The load factor for international flights originating at PIT was 70.72 percent in 2015 and was the fifth-lowest (10 were higher) in the sample of 15-similarly sized airports and well below the all-airport rate of 80.64. By 2017, the origination load factor for domestic flights out of PIT increased 6 percent to 75.30 climbing to sixth best (nine were lower) in the sample—but still below the load factor for all airports. Interestingly, six of the 15 comparably sized airports experienced declines in the load factor of originating international flights from 2015 to 2017. But it is worth noting that only two of the airports in this sample—Kahului, Hawaii (88.17) and Sacramento (84.36)—are above the all-airport rate of 80.64.

It appears the assertion by British Airways that there is pent-up demand for international travel from Pittsburgh is not substantiated by PIT’s load factor for originating international flights. Even with subsidies to two new airlines, the planes are not as full as the national average. Clearly, there has been growth in international passengers and flights at PIT over the last couple of years. But given the hefty increases at other midsized airports and overall growth in travel, some of the gains can be attributed to an increasingly robust national economy.

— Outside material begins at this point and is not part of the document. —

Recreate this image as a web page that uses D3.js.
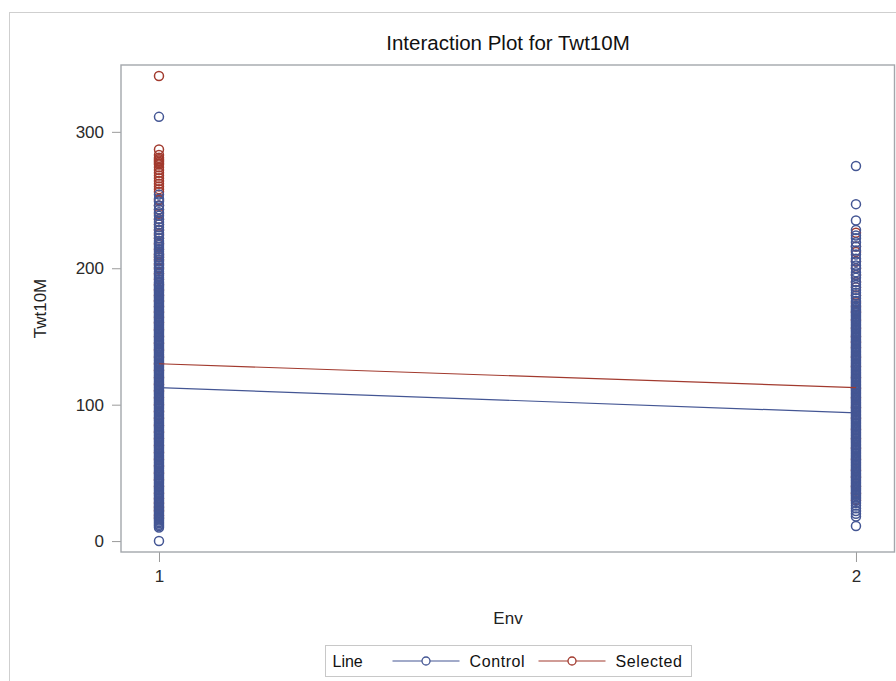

Moreover, based on the carrier passenger and flight data presented herein, much of the increase in flights and passengers were to/from Canada. The European passenger increase was closely tied to subsidized travel. The clear implication is that absent the WOW and Condor subsidies, passenger counts to Europe would not have jumped and that the British Airways claim of pent-up demand is not accurate—not in any rational economic sense.

Yet the Airport Authority keeps handing out subsidies to airlines flying to Europe and other airlines offering flights to previously unserved domestic destinations (OneJet for example). In the process, they undermined the Delta route to France—remembering that Delta received its own subsidy from the Allegheny Conference on Community Development and the state for the first couple of years (2009-2011). Once the subsidy ended, the flight continued on a seasonal basis, before shutting down this year. The irony is not lost.

Will these other subsidized airlines follow suit? Will they stay as long as the money flows and then fold when the “pent-up demand” fails to materialize? And if there is actual real demand for travel to Europe, is the Airport Authority unwittingly discouraging domestic carriers from offering the service? Subsidizing private companies is folly.

Taxpayers should not be assuming the associated risk. Recall that PIT receives gaming money from the state that otherwise could be much better used for property tax relief.

If demand is truly there, the airlines will create supply and assume the risks attendant to the commercial-carrier business.